Not only that, but what made the Home Run Derby scintillating — let’s face facts — is the fact that in the 1990s and 2000s, players were hitting the ball a mile. Two miles. It was thrilling to watch those mammoth blasts into the upper deck, or out of the ballpark completely. Now times have, ahem, changed. Body types have changed. Power is on the wane. It’s The Year of the Pitcher, in case you hadn’t noticed. I’m not saying that every Home Run Derby star of recent vintage was juiced up, because I don’t believe that. There have always been big ol’ horses that can hit the ball out of any park, including Yellowstone, as the old baseball saying goes. Babe Ruth wasn’t juiced, nor was Ted Kluszewski or Frank Howard.. All of them could hit the ball 500 feet. And I don’t believe for a second Ken Griffey Jr. was juiced when he hit the warehouse at Camden Yards in the 1993 Home Run Derby, one of the seminal moments in the event’s history. But, as a generality, players aren’t as big as they used to be, and they’re not hitting the ball as far. Draw your own conclusions.

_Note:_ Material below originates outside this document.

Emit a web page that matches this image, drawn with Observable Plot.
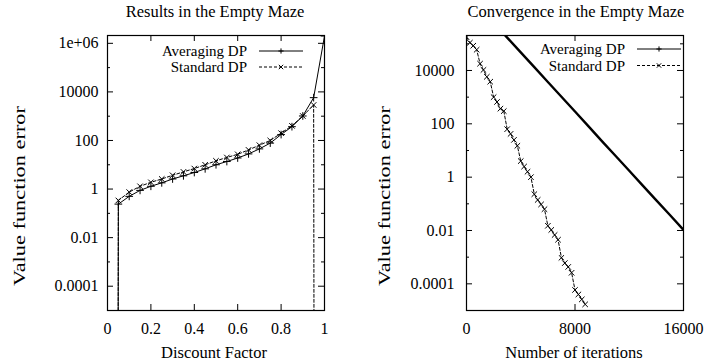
<!DOCTYPE html>
<html><head><meta charset="utf-8">
<script src="https://cdn.jsdelivr.net/npm/d3@7"></script>
<script src="https://cdn.jsdelivr.net/npm/@observablehq/plot@0.6"></script>
<style>
body{margin:0;background:#fff;}
#wrap{position:relative;width:704px;height:362px;overflow:hidden;background:#fff;font-family:"Liberation Serif","Times New Roman",serif;}
#wrap > svg, #wrap > figure{position:absolute;top:0;margin:0;}
</style></head><body><div id="wrap"></div>
<script>
// ---------- Left panel: Results in the Empty Maze ----------
const discount = [0, 0.05, 0.10, 0.15, 0.20, 0.25, 0.30, 0.35, 0.40, 0.45, 0.50, 0.55, 0.60, 0.65, 0.70, 0.75, 0.80, 0.85, 0.90, 0.95, 1.0];
const averagingErrLeft = [1e-300, 0.24, 0.5, 0.88, 1.3, 1.8, 2.6, 3.5, 4.8, 6.8, 10, 13.6, 19, 28, 45, 78, 175, 370, 1020, 5800, 2e6];
const standardErrLeft  = [1e-300, 0.34, 0.75, 1.3, 1.9, 2.6, 3.7, 5.1, 7, 10, 14.5, 20, 27, 41, 64, 100, 200, 400, 1020, 2900, 1e-300];
const leftXTicks = [0, 0.2, 0.4, 0.6, 0.8, 1];
const leftXTickLabels = ["0", "0.2", "0.4", "0.6", "0.8", "1"];
const leftYMajor = [1e-4, 1e-2, 1, 100, 1e4, 1e6];
const leftYTickLabels = ["0.0001", "0.01", "1", "100", "10000", "1e+06"];
const leftYMinor = [1e-3, 1e-1, 10, 1e3, 1e5];

// ---------- Right panel: Convergence in the Empty Maze ----------
const iterStandard = [0, 250, 500, 750, 1000, 1250, 1500, 1750, 2000, 2250, 2500, 2750, 3000, 3250, 3500, 3750, 4000, 4250, 4500, 4750, 5000, 5250, 5500, 5750, 6000, 6250, 6500, 6750, 7000, 7250, 7500, 7750, 8000, 8250, 8500, 8750];
const standardErrRight = [1.8e5, 1.1e5, 8.5e4, 6.0e4, 1.8e4, 1.05e4, 5.8e3, 3.8e3, 1.0e3, 660, 370, 300, 63, 42, 25, 15, 4.0, 2.5, 1.6, 1.0, 0.23, 0.14, 0.095, 0.063, 0.015, 0.0105, 0.0068, 0.0045, 9.5e-4, 6.0e-4, 4.3e-4, 2.6e-4, 5.9e-5, 4.0e-5, 2.6e-5, 1.7e-5];
const iterAveraging = [0, 1000, 2000, 3000, 4000, 5000, 6000, 7000, 8000, 9000, 10000, 11000, 12000, 13000, 14000, 15000, 16000];
const averagingErrRight = [7.9e6, 2.2e6, 6.2e5, 1.7e5, 4.8e4, 1.33e4, 3.7e3, 1.04e3, 290, 80, 22, 6.2, 1.74, 0.48, 0.135, 0.038, 0.0105];
const rightXTicks = [0, 8000, 16000];
const rightXTickLabels = ["0", "8000", "16000"];
const rightYMajor = [1e-4, 1e-2, 1, 100, 1e4];
const rightYTickLabels = ["0.0001", "0.01", "1", "100", "10000"];
const rightYMinor = [1e-5, 1e-3, 1e-1, 10, 1e3, 1e5];

const W = 352, H = 362, MT = 35, MB = 52;

function panel(o) {
  const fw = W - o.ml - o.mr, fh = H - MT - MB;
  const xl = new Map(o.xTicks.map((d, i) => [d, o.xLabels[i]]));
  const yl = new Map(o.yMajor.map((d, i) => [d, o.yLabels[i]]));
  const avg = o.ax.map((x, i) => ({x, y: o.ay[i]}));
  const std = o.sx.map((x, i) => ({x, y: o.sy[i]}));
  const marks = [
    // inward tick marks, mirrored on all four sides
    Plot.ruleY(o.yMajor, {y: d => d, insetRight: fw - 6, stroke: "black"}),
    Plot.ruleY(o.yMajor, {y: d => d, insetLeft: fw - 6, stroke: "black"}),
    Plot.ruleY(o.yMinor, {y: d => d, insetRight: fw - 3, stroke: "black"}),
    Plot.ruleY(o.yMinor, {y: d => d, insetLeft: fw - 3, stroke: "black"}),
    Plot.ruleX(o.xTicks, {x: d => d, insetTop: fh - 6, stroke: "black"}),
    Plot.ruleX(o.xTicks, {x: d => d, insetBottom: fh - 6, stroke: "black"}),
    Plot.line(std, {x: "x", y: "y", stroke: "black", strokeWidth: 1, strokeDasharray: "3,2", clip: true}),
    Plot.dot(std, {x: "x", y: "y", symbol: "times", r: 2.6, stroke: "black", strokeWidth: 1, clip: true}),
    Plot.line(avg, {x: "x", y: "y", stroke: "black", strokeWidth: o.avgWidth, clip: true}),
  ];
  if (o.avgDots) marks.push(Plot.dot(avg, {x: "x", y: "y", symbol: "plus", r: 2.6, stroke: "black", strokeWidth: 1, clip: true}));
  marks.push(Plot.frame({stroke: "black", strokeWidth: 1.2}));
  const svg = Plot.plot({
    width: W, height: H,
    marginLeft: o.ml, marginRight: o.mr, marginTop: MT, marginBottom: MB,
    style: {fontFamily: '"Liberation Serif","Times New Roman",serif', fontSize: "16px", background: "transparent", color: "black", overflow: "visible"},
    x: {domain: o.xDomain, ticks: o.xTicks, tickFormat: d => xl.get(d), tickSize: 0, tickPadding: 12, label: null},
    y: {type: "log", domain: o.yDomain, ticks: o.yMajor, tickFormat: d => yl.get(d), tickSize: 0, tickPadding: o.yPad, label: null},
    marks
  });
  svg.style.left = o.left + "px";
  return svg;
}

const wrap = document.getElementById("wrap");
wrap.appendChild(panel({
  left: 0, ml: 107, mr: 28, xDomain: [0, 1], yDomain: [1e-5, 2.1e6],
  xTicks: leftXTicks, xLabels: leftXTickLabels, yMajor: leftYMajor, yLabels: leftYTickLabels, yMinor: leftYMinor, yPad: 9,
  ax: discount, ay: averagingErrLeft, sx: discount, sy: standardErrLeft, avgWidth: 1, avgDots: true
}));
wrap.appendChild(panel({
  left: 352, ml: 114, mr: 21, xDomain: [0, 16000], yDomain: [1e-5, 2.05e5],
  xTicks: rightXTicks, xLabels: rightXTickLabels, yMajor: rightYMajor, yLabels: rightYTickLabels, yMinor: rightYMinor, yPad: 12,
  ax: iterAveraging, ay: averagingErrRight, sx: iterStandard, sy: standardErrRight, avgWidth: 2.4, avgDots: false
}));

// ---------- titles, axis labels, legends ----------
const NS = "http://www.w3.org/2000/svg";
const ov = document.createElementNS(NS, "svg");
ov.setAttribute("width", 704); ov.setAttribute("height", 362);
ov.style.left = "0px";
ov.setAttribute("font-family", '"Liberation Serif","Times New Roman",serif');
function el(tag, attrs, text) {
  const e = document.createElementNS(NS, tag);
  for (const k in attrs) e.setAttribute(k, attrs[k]);
  if (text != null) e.textContent = text;
  ov.appendChild(e);
  return e;
}
const titles = ["Results in the Empty Maze", "Convergence in the Empty Maze"];
const xLabels = ["Discount Factor", "Number of iterations"];
const yLabel = "Value function error";
const seriesNames = ["Averaging DP", "Standard DP"];

el("text", {x: 215, y: 17, "font-size": 16.5, "text-anchor": "middle"}, titles[0]);
el("text", {x: 576, y: 17, "font-size": 16.5, "text-anchor": "middle"}, titles[1]);
el("text", {x: 214, y: 358, "font-size": 16.5, "text-anchor": "middle"}, xLabels[0]);
el("text", {x: 574, y: 358, "font-size": 16.5, "text-anchor": "middle"}, xLabels[1]);
el("text", {transform: "translate(25,196) rotate(-90)", "font-size": 16, "text-anchor": "middle", textLength: 180, lengthAdjust: "spacingAndGlyphs"}, yLabel);
el("text", {transform: "translate(390,196) rotate(-90)", "font-size": 16, "text-anchor": "middle", textLength: 180, lengthAdjust: "spacingAndGlyphs"}, yLabel);

function legend(textEnd, x1, x2, y1, y2) {
  const mx = (x1 + x2) / 2;
  el("text", {x: textEnd, y: y1 + 5, "font-size": 15, "text-anchor": "end"}, seriesNames[0]);
  el("line", {x1, x2, y1, y2: y1, stroke: "black", "stroke-width": 1});
  el("path", {d: `M${mx - 2.6},${y1}h5.2M${mx},${y1 - 2.6}v5.2`, stroke: "black", fill: "none"});
  el("text", {x: textEnd, y: y2 + 5, "font-size": 15, "text-anchor": "end"}, seriesNames[1]);
  el("line", {x1, x2, y1: y2, y2, stroke: "black", "stroke-width": 1, "stroke-dasharray": "3,2"});
  el("path", {d: `M${mx - 2.2},${y2 - 2.2}l4.4,4.4M${mx - 2.2},${y2 + 2.2}l4.4,-4.4`, stroke: "black", fill: "none"});
}
legend(247, 259, 303, 51, 67);
legend(625, 637, 681, 49, 65.5);
wrap.appendChild(ov);
</script></body></html>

It’s naive to believe that reality hasn’t had an impact on the Home Run Derby, though even in the testing era, you still have memorable slugging showcases like the one Hamilton put on at Yankee Stadium in 2008 — the greatest single display of power hitting I have ever seen. Hamilton hit 28 bombs in one round, including (as Jayson Stark recently pointed out on ESPN.com) a home run on 13 swings in a row, and 16 of 17, and 20 of 22, and 22 of 25. Hamilton hit three balls in excess of 500 feet and sent the crowd into delirium. You had to be there to understand the giddiness over Hamilton’s heroics. I feel fortunate I was.

But those kind of displays of sheer, unadulterated, legendary muscle will be the exception, rather than the rule, moving forward. The televisions numbers remain strong, for now, but I’m wondering how long that will be true, with lackluster showings like Monday’s. And with the big power hitters increasingly reluctant to participate (and their teams increasingly reluctant to let them), we can expect the Home Run Derby to become increasingly mundane.

So I have a solution — at least a short-term solution — to jump-start the Derby. As I sit here typing, I’m watching the American League take its batting practice for today’s All-Star Game. Ichiro, as usual, hit a series of bombs into the right-field bleachers. Watching him go deep during BP has become one of the time-honored rituals of following Ichiro. Numerous players have predicted over the years that Ichiro would win the Derby, should he ever decide to participate. Here’s what J.J. Putz told me during the 2007 Game in San Francisco, a quote representative of a sentiment delivered, on and off the record, by dozens of players over the years:

“I would put my whole year’s salary on it that he would win. You’ve seen him in batting practice hit 12 out in a row. And not just wall scrapers, but peppering the Hit It Here Cafe off the windows seven, eight times in a row. But he says he doesn’t want to disrespect the big power hitters.”

That’s one reason Ichiro has used for declining baseball’s overtures to participate in the Home Run Derby — and believe me, they’ve tried to get him. One year, he was nursing a hamstring injury. Ichiro has said he’s waiting for the right ballpark, one that suits his game, and then he’d consider it. When pressed on it last week, he smiled and said, “Stupid question.”

But now, it’s time for Ichiro to participate in the Home Run Derby, to snap it out of its doldrums. The Derby needs him. Baseball needs him.

Now that would be captivating, watching the skinnly little guy belt the ball out of the yard — and count me as one of those who believe Ichiro would win. The NBA’s Slam Dunk contest has gone through similar doldrums — Kobe and LeBron or most of the other mega-stars don’t participate any more — but what is it that periodically wakes up the interest? Why, it’s the little guys like Nate Robinson and Spud Webb, of course, soaring to heights that bely their height. People love that. And people would love the incongruity of slender Ichiro going yard, swing after swing.

There’s some risk involved for him. It’s one thing to have everyone say you’d win. It’s another thing to actually have to prove it. But Ichiro has always risen to challenges. In fact, he savors challenges.

It’s time for him to take on this one. The Home Run Derby needs him, desperately.